> **Do this**
Reproduce exactly, and only, the lines of the material below running from the line bearing "Rebuild this chart" through the line bearing "p_36700 = [685, 667, 661, 643, 624]". Leave any pictures out.
=== Raw records ===
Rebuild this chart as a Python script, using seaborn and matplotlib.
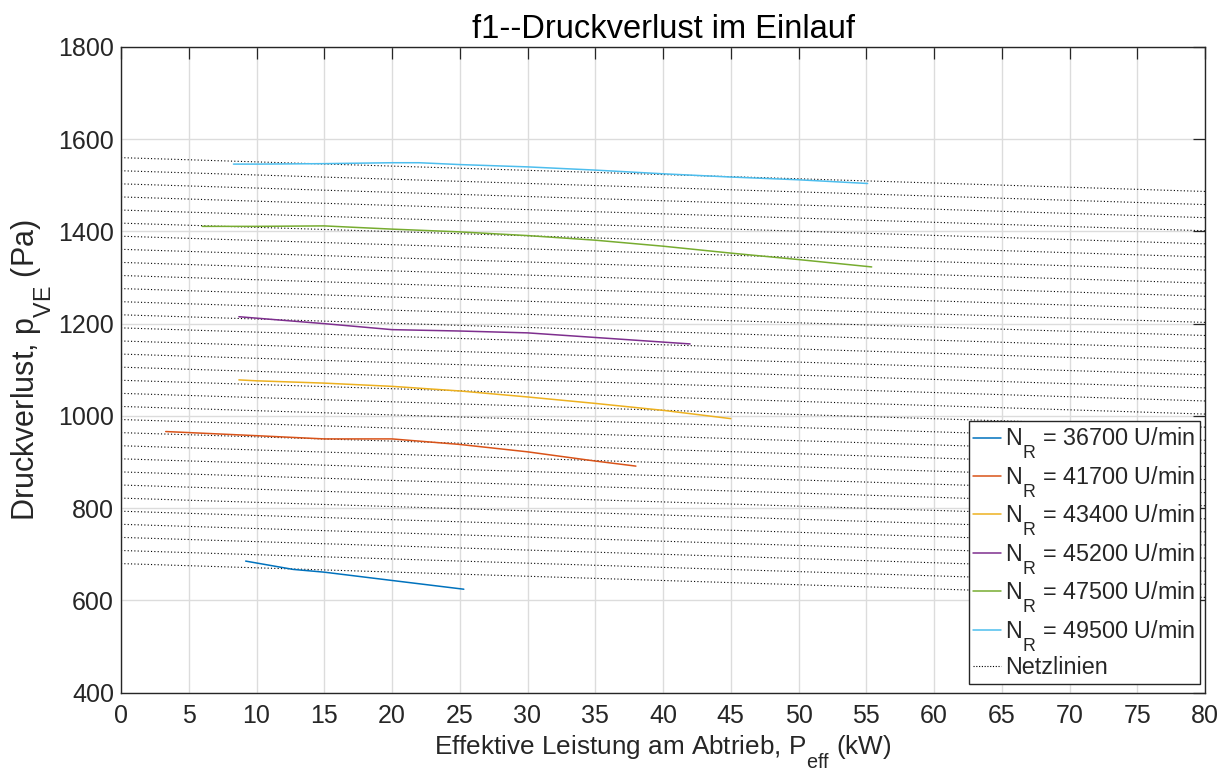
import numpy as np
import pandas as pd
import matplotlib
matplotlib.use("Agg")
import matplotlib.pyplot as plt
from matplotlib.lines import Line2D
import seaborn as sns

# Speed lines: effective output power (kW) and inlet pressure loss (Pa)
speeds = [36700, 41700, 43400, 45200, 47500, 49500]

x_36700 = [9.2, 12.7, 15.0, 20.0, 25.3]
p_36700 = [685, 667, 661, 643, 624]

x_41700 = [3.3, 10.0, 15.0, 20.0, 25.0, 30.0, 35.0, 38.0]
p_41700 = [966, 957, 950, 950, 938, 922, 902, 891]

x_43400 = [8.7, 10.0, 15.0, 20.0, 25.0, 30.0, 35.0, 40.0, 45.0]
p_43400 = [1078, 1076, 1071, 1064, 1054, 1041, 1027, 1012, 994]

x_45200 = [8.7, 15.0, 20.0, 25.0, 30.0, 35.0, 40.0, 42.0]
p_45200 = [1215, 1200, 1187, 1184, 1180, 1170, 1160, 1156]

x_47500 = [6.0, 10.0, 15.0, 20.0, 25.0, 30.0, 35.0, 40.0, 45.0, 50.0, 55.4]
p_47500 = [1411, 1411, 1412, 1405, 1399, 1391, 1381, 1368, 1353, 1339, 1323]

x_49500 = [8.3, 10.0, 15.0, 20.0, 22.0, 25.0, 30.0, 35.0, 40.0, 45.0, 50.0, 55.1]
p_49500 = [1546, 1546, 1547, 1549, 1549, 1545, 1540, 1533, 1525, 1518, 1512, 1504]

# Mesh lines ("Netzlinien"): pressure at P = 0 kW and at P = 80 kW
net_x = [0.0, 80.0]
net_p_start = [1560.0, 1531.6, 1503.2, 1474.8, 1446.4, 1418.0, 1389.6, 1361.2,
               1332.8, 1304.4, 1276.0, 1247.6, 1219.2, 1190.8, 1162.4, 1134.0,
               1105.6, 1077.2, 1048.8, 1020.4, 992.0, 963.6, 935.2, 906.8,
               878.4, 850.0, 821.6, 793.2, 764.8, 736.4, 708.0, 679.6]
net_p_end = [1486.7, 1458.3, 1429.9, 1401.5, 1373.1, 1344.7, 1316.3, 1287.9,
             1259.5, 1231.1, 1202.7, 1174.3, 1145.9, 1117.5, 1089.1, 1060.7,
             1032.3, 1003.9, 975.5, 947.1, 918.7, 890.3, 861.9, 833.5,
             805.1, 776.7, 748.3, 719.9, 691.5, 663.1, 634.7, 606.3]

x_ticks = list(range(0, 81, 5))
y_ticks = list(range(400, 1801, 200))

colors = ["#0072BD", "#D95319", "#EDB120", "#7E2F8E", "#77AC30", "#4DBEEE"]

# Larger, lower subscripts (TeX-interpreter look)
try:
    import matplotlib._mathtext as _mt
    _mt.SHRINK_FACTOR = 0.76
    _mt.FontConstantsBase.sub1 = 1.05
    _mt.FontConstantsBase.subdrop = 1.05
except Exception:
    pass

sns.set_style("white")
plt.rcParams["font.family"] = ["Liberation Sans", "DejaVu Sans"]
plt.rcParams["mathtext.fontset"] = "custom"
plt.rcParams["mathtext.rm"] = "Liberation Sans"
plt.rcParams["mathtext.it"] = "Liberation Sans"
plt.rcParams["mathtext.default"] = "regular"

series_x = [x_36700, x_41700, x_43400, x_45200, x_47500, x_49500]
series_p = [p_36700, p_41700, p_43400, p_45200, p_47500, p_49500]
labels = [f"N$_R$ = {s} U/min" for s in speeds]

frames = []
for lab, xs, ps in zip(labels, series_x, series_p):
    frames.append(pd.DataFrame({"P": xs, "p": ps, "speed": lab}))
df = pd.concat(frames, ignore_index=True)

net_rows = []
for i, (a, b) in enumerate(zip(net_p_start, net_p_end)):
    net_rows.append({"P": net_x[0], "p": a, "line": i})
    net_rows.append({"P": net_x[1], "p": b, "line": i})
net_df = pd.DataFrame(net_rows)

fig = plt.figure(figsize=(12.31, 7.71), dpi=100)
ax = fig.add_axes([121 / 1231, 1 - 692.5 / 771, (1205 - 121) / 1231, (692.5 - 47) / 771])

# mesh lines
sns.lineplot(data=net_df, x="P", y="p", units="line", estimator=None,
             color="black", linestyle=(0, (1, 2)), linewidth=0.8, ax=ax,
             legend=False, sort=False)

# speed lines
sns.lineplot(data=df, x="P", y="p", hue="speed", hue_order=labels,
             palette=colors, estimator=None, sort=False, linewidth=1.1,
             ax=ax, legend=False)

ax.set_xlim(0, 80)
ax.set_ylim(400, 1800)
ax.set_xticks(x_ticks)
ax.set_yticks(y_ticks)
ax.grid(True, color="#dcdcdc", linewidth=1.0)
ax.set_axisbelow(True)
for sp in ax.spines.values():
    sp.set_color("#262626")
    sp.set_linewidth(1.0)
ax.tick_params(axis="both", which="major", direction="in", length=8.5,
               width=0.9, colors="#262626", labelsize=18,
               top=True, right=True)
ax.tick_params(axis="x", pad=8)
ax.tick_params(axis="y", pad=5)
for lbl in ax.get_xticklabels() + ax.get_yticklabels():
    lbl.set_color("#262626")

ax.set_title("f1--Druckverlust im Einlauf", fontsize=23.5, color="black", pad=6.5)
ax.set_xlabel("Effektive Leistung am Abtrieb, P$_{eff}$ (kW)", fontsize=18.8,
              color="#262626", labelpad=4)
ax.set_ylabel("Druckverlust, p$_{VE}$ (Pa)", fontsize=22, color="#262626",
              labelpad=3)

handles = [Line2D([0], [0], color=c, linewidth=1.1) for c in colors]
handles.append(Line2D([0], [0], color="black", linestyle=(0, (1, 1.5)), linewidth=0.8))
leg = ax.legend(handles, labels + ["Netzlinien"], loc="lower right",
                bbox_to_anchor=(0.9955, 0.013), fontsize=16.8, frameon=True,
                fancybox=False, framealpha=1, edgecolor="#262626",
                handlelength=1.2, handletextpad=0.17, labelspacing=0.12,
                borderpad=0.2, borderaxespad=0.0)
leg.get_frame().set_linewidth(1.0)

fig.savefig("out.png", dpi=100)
===
=== Raw records ===
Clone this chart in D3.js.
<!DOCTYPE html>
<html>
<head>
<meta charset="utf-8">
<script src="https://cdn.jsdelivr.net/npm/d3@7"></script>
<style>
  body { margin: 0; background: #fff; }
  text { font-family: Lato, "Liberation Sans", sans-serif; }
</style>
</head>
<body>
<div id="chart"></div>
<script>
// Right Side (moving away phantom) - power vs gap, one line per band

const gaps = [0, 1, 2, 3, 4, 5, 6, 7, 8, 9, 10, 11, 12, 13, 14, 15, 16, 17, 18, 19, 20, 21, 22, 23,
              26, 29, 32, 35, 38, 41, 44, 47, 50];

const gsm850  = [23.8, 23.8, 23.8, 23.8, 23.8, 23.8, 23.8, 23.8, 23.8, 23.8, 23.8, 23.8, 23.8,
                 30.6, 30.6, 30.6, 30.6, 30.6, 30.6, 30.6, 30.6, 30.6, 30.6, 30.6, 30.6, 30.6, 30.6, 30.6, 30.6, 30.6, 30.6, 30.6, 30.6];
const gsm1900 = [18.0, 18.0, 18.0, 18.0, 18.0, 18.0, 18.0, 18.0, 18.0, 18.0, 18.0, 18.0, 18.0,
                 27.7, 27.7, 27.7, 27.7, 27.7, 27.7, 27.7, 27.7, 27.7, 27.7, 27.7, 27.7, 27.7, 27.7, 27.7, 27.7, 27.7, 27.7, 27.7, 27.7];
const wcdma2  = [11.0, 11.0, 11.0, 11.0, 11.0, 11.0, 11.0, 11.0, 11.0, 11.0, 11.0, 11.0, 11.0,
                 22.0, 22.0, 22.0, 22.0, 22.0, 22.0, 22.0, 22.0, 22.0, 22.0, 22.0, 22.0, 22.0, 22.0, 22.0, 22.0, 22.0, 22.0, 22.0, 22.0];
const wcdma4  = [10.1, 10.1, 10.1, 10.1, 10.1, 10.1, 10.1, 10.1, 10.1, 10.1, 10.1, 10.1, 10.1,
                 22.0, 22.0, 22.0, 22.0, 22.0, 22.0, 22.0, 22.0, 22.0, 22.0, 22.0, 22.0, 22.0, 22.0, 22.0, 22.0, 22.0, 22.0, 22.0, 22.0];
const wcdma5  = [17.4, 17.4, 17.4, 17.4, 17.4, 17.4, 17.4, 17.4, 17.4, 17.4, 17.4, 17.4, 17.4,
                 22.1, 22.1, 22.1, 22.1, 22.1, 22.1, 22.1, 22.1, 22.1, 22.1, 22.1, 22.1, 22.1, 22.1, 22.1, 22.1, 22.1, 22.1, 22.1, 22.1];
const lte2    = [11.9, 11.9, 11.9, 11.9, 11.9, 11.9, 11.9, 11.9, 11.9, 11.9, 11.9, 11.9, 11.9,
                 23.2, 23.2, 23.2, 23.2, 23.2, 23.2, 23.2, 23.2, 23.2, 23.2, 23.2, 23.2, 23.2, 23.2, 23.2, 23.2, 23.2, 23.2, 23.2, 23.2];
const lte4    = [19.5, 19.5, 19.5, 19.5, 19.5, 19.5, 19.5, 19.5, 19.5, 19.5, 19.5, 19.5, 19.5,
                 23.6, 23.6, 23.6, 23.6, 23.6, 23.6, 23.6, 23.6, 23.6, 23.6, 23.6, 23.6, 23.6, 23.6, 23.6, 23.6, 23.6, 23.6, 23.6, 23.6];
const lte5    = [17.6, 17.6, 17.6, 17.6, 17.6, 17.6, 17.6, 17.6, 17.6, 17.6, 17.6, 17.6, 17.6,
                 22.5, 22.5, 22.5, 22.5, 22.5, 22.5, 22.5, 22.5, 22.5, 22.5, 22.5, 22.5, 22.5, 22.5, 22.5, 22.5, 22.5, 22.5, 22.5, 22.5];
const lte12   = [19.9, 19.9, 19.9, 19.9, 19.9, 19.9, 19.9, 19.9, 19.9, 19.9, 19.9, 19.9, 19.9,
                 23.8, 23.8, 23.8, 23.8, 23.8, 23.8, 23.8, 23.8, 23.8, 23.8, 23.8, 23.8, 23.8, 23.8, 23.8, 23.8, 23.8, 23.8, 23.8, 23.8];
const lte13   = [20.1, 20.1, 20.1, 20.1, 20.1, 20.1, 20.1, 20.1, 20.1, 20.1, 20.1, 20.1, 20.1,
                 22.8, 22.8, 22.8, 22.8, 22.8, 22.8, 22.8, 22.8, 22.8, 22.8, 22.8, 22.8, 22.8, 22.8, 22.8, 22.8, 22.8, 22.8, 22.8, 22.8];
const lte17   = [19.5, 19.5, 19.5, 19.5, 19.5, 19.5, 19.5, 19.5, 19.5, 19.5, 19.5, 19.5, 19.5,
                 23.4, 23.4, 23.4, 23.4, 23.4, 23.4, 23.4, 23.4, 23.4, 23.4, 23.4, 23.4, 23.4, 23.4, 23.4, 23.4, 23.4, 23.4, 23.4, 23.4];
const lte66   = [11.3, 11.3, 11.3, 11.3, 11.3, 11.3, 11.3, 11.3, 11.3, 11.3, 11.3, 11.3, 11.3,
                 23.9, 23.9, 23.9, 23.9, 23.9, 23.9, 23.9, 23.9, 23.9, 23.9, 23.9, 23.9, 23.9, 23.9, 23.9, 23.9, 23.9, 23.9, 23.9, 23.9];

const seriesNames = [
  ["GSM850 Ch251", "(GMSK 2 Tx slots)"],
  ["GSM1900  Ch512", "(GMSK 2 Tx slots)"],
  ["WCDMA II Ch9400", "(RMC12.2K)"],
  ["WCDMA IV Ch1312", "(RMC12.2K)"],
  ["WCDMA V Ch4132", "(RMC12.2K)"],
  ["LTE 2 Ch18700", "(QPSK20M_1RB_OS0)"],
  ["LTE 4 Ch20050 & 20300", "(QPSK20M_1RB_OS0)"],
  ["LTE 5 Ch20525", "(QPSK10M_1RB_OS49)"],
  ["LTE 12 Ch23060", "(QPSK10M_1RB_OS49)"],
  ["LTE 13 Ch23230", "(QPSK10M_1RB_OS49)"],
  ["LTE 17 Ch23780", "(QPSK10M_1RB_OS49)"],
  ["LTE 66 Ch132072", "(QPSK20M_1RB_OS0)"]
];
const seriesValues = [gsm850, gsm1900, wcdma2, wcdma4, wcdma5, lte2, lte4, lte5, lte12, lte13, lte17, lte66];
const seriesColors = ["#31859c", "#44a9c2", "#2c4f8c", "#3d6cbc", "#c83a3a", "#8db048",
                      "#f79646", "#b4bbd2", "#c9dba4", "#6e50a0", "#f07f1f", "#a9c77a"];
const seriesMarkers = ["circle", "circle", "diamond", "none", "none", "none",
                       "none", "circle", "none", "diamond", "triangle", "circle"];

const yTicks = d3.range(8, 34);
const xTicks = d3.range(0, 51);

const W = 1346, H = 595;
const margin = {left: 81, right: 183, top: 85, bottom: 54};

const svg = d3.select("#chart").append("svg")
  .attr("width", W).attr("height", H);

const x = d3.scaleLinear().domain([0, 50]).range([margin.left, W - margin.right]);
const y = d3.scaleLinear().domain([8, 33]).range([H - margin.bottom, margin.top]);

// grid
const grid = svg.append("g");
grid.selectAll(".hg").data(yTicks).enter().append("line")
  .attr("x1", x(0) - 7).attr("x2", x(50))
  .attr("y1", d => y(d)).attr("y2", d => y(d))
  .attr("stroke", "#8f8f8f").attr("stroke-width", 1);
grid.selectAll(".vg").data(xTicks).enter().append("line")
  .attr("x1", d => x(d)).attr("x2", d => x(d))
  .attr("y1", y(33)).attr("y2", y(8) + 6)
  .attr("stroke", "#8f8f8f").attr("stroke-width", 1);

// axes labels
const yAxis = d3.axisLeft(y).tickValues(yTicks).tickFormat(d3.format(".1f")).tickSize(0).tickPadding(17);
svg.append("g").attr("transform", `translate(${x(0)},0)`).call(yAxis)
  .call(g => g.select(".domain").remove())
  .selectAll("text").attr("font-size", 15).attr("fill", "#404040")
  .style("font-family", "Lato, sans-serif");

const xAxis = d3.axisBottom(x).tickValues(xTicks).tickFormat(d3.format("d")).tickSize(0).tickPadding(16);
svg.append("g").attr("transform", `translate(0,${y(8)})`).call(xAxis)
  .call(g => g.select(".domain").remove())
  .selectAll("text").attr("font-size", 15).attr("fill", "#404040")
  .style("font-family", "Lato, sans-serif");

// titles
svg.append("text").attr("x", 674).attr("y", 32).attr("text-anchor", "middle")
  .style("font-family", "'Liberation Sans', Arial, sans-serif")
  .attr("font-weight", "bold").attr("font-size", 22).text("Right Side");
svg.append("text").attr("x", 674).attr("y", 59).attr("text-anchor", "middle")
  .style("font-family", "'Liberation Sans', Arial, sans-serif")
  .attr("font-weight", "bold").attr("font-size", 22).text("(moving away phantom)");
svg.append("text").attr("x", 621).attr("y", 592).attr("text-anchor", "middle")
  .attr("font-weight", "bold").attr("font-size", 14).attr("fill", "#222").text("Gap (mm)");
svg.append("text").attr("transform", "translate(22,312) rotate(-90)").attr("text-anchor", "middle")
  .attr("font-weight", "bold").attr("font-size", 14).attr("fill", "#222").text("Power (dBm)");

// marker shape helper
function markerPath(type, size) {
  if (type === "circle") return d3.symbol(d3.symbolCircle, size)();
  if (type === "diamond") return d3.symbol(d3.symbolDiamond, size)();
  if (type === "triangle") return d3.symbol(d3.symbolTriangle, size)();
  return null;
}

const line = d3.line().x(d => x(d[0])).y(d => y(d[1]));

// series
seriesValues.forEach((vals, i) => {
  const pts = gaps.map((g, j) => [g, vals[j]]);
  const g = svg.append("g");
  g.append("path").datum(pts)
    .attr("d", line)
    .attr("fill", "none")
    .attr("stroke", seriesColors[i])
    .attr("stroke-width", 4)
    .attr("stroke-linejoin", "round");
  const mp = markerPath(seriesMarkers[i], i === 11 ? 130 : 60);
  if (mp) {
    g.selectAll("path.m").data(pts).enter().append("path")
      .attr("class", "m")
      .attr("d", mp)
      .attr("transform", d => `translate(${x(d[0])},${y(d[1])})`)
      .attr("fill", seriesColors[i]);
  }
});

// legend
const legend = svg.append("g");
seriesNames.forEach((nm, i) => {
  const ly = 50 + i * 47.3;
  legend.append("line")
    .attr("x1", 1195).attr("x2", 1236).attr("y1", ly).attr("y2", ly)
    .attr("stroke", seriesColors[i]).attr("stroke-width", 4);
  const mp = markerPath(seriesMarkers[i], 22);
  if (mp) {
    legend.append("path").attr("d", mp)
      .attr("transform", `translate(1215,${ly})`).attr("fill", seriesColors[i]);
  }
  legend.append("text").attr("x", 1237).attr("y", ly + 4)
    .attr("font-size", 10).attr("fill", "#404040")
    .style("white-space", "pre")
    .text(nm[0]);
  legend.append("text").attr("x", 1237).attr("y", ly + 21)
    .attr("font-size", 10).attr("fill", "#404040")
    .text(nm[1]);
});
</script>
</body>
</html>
===
> **The response**
Rebuild this chart as a Python script, using seaborn and matplotlib.
import numpy as np
import pandas as pd
import matplotlib
matplotlib.use("Agg")
import matplotlib.pyplot as plt
from matplotlib.lines import Line2D
import seaborn as sns

# Speed lines: effective output power (kW) and inlet pressure loss (Pa)
speeds = [36700, 41700, 43400, 45200, 47500, 49500]

x_36700 = [9.2, 12.7, 15.0, 20.0, 25.3]
p_36700 = [685, 667, 661, 643, 624]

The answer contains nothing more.